Are you interested in the question of peer pressure? Is youth a pivot to established rules?
Peer pressure is definitely something that drives teenage years. But in the case of this film, I wasn’t that interested in questioning how a group of people can influence an individual to act in a certain way. It was a lot more about exploring a primitive impulse: the need to feel part of something, being a key ring of the chain, finding identity. The main character desires this so much that at some point the film even feels like a dream, and we don’t know if the guy has really met this group of crazy teenagers, or if he has only been dreaming so. But what I did have in mind a lot through the whole process was this “youth being a pivot to established rules” topic you mention. The universe of the film is all built under the weight of a very strict set of rules a father establishes, and it moves on by following the needs of a character to free himself from those rules and walls. Youth is the perfect time to question and break rules. I even think it is mandatory and inevitable, somehow biological. In Güeros (Alonso Ruizpalacios, 2014), a quote by Salvador Allende is shown at a student riot: “Ser joven y no ser revolucionario es una contradicción” (“Being young and not revolutionary is a contradiction”). Younger generations should constantly and deeply examine their society’s status quo in order to demolish whatever isn’t working anymore. Only that way can things change and move forward.
Would you say that the short film format has given you any particular freedom?

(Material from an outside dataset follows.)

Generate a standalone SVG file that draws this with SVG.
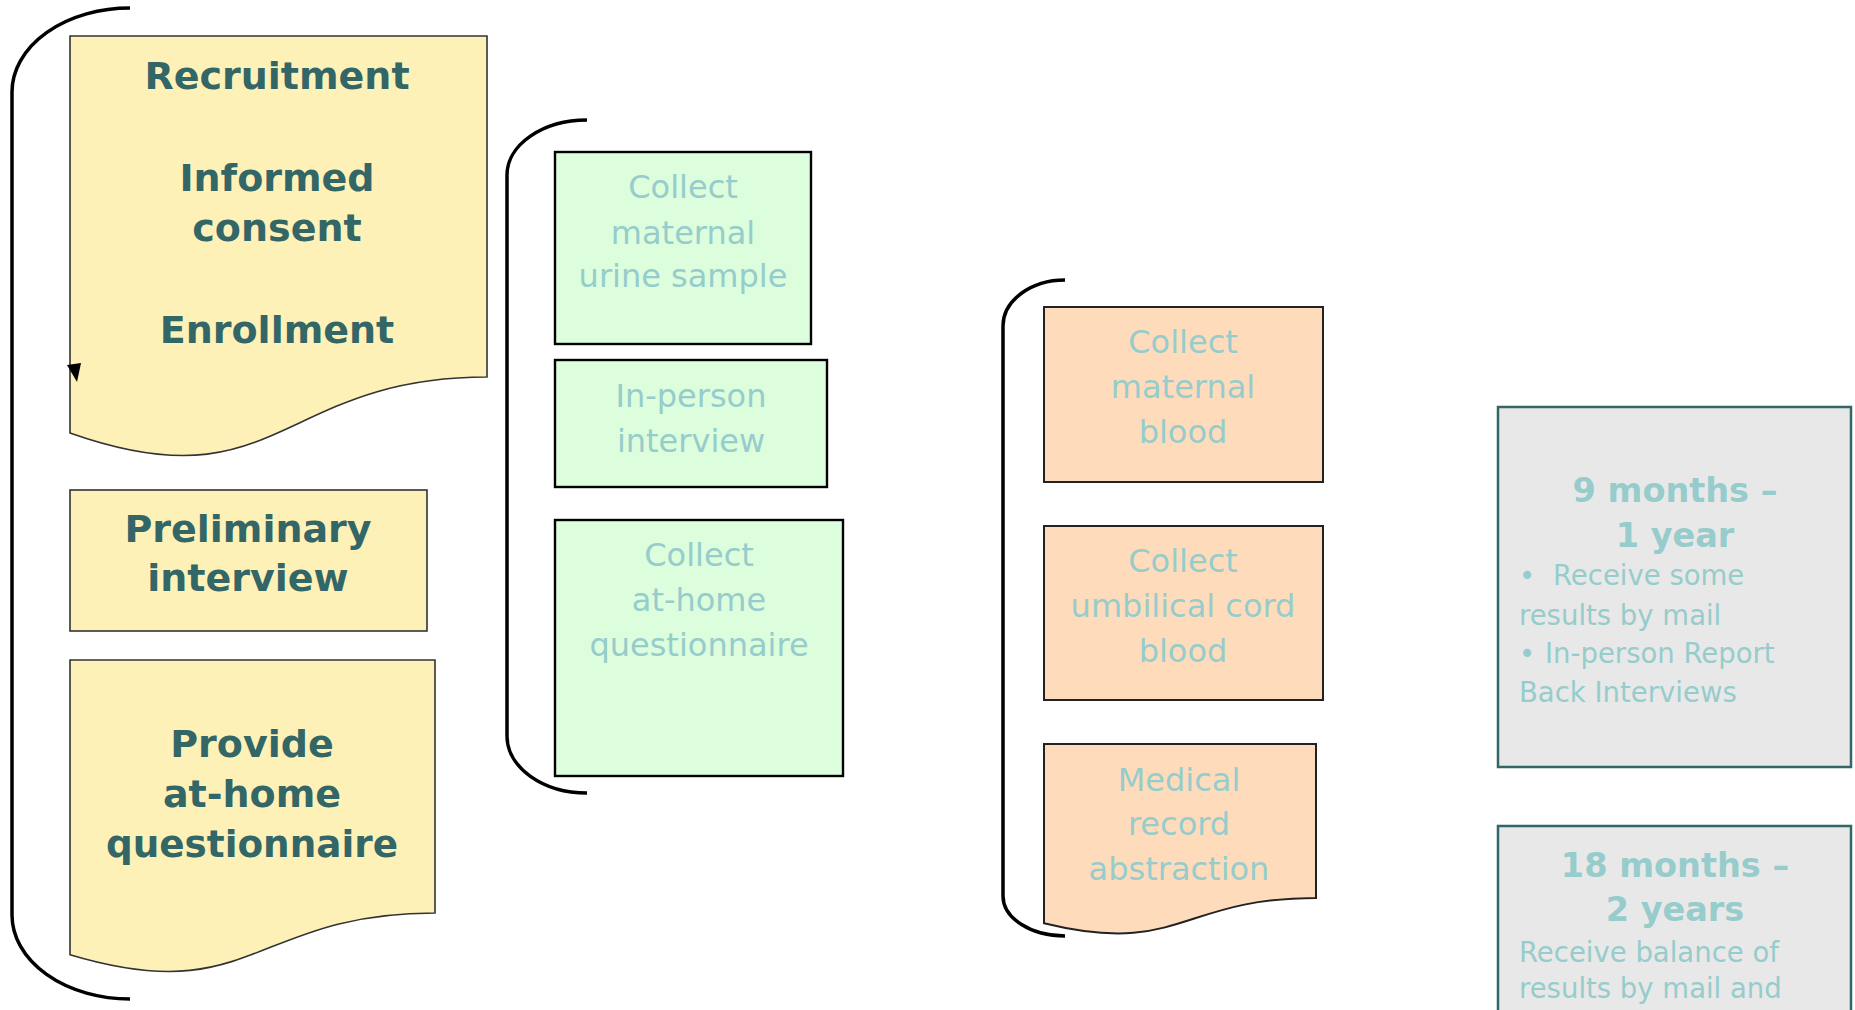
<svg xmlns="http://www.w3.org/2000/svg" width="1855" height="1010" viewBox="0 0 1855 1010">
<style>
.bk{fill:none;stroke:#000;stroke-width:3.5}
.yel{fill:#fef1b7;stroke:#333;stroke-width:1.6}
.grn{fill:#dcfedc;stroke:#000;stroke-width:2.4}
.pch{fill:#fedcbb;stroke:#222;stroke-width:2}
.gry{fill:#e8e8e8;stroke:#336666;stroke-width:2.5}
.tb{font-family:"DejaVu Sans",Verdana,sans-serif;font-weight:bold;font-size:38px;fill:#336666;text-anchor:middle}
.tl{font-family:"DejaVu Sans",Verdana,sans-serif;font-size:32px;fill:#96cccc;text-anchor:middle}
.gh{font-family:"DejaVu Sans",Verdana,sans-serif;font-weight:bold;font-size:33.5px;fill:#96cccc;text-anchor:middle}
.gt{font-family:"DejaVu Sans",Verdana,sans-serif;font-size:27.5px;fill:#96cccc}
</style>
<rect width="1855" height="1010" fill="#fff"/>
<g id="recruitment">
<path class="yel" d="M70,36 L487,36 L487,377 C278.5,377 278.5,506.7 70,433 Z"/>
<text class="tb" x="277" y="89">Recruitment</text>
<text class="tb" x="277" y="191">Informed</text>
<text class="tb" x="277" y="241">consent</text>
<text class="tb" x="277" y="343">Enrollment</text>
</g>
<g id="preliminary">
<rect class="yel" x="70" y="490" width="357" height="141"/>
<text class="tb" x="248" y="542">Preliminary</text>
<text class="tb" x="248" y="591">interview</text>
</g>
<g id="provide">
<path class="yel" d="M70,660 L435,660 L435,913 C252.5,913 252.5,1009.4 70,954.7 Z"/>
<text class="tb" x="252" y="757">Provide</text>
<text class="tb" x="252" y="807">at-home</text>
<text class="tb" x="252" y="857" textLength="292" lengthAdjust="spacingAndGlyphs">questionnaire</text>
</g>
<g id="urine">
<rect class="grn" x="555" y="152" width="256" height="192"/>
<text class="tl" x="683" y="198">Collect</text>
<text class="tl" x="683" y="244">maternal</text>
<text class="tl" x="683" y="287">urine sample</text>
</g>
<g id="inperson">
<rect class="grn" x="555" y="360" width="272" height="127"/>
<text class="tl" x="691" y="407">In-person</text>
<text class="tl" x="691" y="452">interview</text>
</g>
<g id="collect-q">
<rect class="grn" x="555" y="520" width="288" height="256"/>
<text class="tl" x="699" y="566">Collect</text>
<text class="tl" x="699" y="611">at-home</text>
<text class="tl" x="699" y="656">questionnaire</text>
</g>
<g id="mblood">
<rect class="pch" x="1044" y="307" width="279" height="175"/>
<text class="tl" x="1183" y="353">Collect</text>
<text class="tl" x="1183" y="398">maternal</text>
<text class="tl" x="1183" y="443">blood</text>
</g>
<g id="cord">
<rect class="pch" x="1044" y="526" width="279" height="174"/>
<text class="tl" x="1183" y="572">Collect</text>
<text class="tl" x="1183" y="617">umbilical cord</text>
<text class="tl" x="1183" y="662">blood</text>
</g>
<g id="medical">
<path class="pch" d="M1044,744 L1316,744 L1316,898 C1180,898 1180,956.6 1044,923.3 Z"/>
<text class="tl" x="1179" y="791">Medical</text>
<text class="tl" x="1179" y="835">record</text>
<text class="tl" x="1179" y="880">abstraction</text>
</g>
<g id="nine-months">
<rect class="gry" x="1498" y="407" width="353" height="360"/>
<text class="gh" x="1675" y="502">9 months –</text>
<text class="gh" x="1675" y="547">1 year</text>
<text class="gt" y="585"><tspan x="1519">•</tspan><tspan x="1553">Receive some</tspan></text>
<text class="gt" x="1519" y="625">results by mail</text>
<text class="gt" y="663"><tspan x="1519">•</tspan><tspan x="1545">In-person Report</tspan></text>
<text class="gt" x="1519" y="702">Back Interviews</text>
</g>
<g id="eighteen-months">
<rect class="gry" x="1498" y="826" width="353" height="200"/>
<text class="gh" x="1675" y="877">18 months –</text>
<text class="gh" x="1675" y="921">2 years</text>
<text class="gt" x="1519" y="962">Receive balance of</text>
<text class="gt" x="1519" y="998">results by mail and</text>
</g>
<g id="connectors">
<path class="bk" d="M130,8 A118,84 0 0 0 12,92 L12,915 A118,84 0 0 0 130,999"/>
<path class="bk" d="M587,120 A80,55 0 0 0 507,175 L507,736 A80,57 0 0 0 587,793"/>
<path class="bk" d="M1065,280 A62,46 0 0 0 1003,326 L1003,896 A62,40 0 0 0 1065,936"/>
<polygon points="67,365 81,363 77,382" fill="#000"/>
</g>
</svg>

Yes, absolutely. I find it crucial to identify the ideas that can work as a compass to walk you through the making of a film and answer all the hard questions. In our case, format worked a little like that. We knew we wanted to frame all the story into the state of mind and point of view of the kid. This had a lot to do with being able to see only a confining tiny portion of the world, and about longing for freedom. We even ended up making our format a replica of the size of the windows of the caravan, which were round-corner squares. Throughout the film, sounds and characters constantly tend to situate outside the frame, and often space gets deconstructed and broken into small pieces, as if the film itself could not see the whole picture. It isn’t until the end, when the kid gets freed, that the film shows a wide shot… as if not until then had he been able to get a bigger view of the world. The moments of the film I’m more in peace with are the ones that were more determined by these core ideas. And also the ones I’m still not happy about are those were we walked without looking on the compass too much.
What are your reference works?
Talking about references is always intriguing to me because there’s something magical that goes on about it. I feel it doesn’t really matter what works you have in mind during the process, your film becomes a very different and independent being. Then comes the audience always surprising you spotting other references that make your film grow because although they were never on your mind, unconsciously they did influence the film. This even works with films you haven’t watched. I swear. Throughout the whole process of this film, my mind was constantly occupied by titles like My childhood (Bill Douglas, 1972-1978), Güeros (Alonso Ruizpalacios, 2014), Little Fugitive (Ray Ashley, Morris Engel, Ruth Orkin, 1953), El Pas del Riu (Lluis de Sola, 2013), Violet (Bas Devos, 2014) and of course Canino (Yorgos Lanthimos, 2009) which I love and is basically all over Günst ul vándrafoo. But others have seen titles like Spring Breakers (Harmony Korine, 2012), Beau travail (Claire Denis, 1999) or A Ghost Story (David Lowery, 2017), and yes… these are all in our film in many ways.